Critical Writing – considerations

Having set aside the first draft of my orchestrated version of my composition, I am now turning my attention to my Critical Review.

In the process of undertaking various pieces of research for this, I came across the following website:
http://www2.le.ac.uk/offices/ld/resources/writing/writing-resources/critical-writing

The most important aspects of this article are here so that I can refer to them as I write my essay:
The academic voice will involve:
* A healthy scepticism – but not cynicism
* Confidence – but not cockiness or arrogance
* Judgement that is critical but not dismissive
* Opinions without being opinionated
* Careful evaluation of published works – not serial shooting at random targets
* Being fair by assessing fairly the strengths / weaknesses of other people’s ideas and writings without prejudice
* Making judgements on the basis of considerable thought and all available evidence as opposed to assertions without reason

When using quotes:
* Interpret them for the reader; explain their relevance, discuss their validity, show how they relate to other evidence in the essay.

Paragraphs:
* Switch paragraphs when moving between descriptive (factual) and critical writing.
* Each critical paragraph should introduce a point you want to make, you should then make that point with suitable evidence, and then reflect critically on the point you are making
* Need to explain why any descriptive text information is relevant.  What does it contribute to your argument?

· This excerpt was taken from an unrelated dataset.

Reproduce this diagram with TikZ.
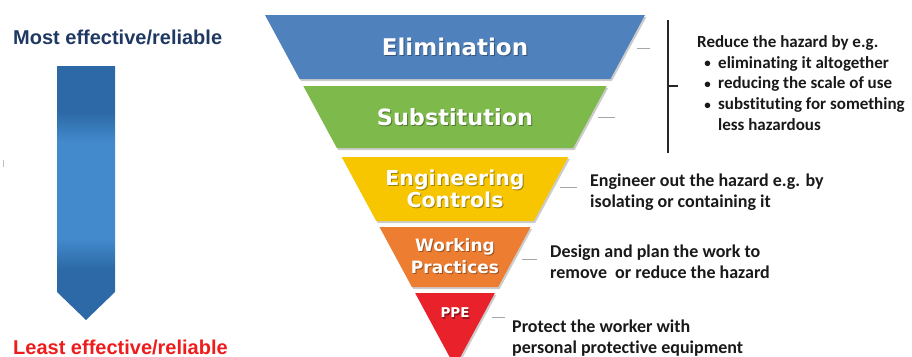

You as the writer must make the link for the reader; you mustn’t expect them to.

Line of Argument:
* This must run through the essay from the Introduction to the Conclusion
* This will ensure continuity through your essay structure

Questions to ask prior to submission:
* Balance the descriptive and critical writing
* Why should the reader be convinced? Are there gaps in the logic?
* Is the conclusion preceded by well supported analysis and argument?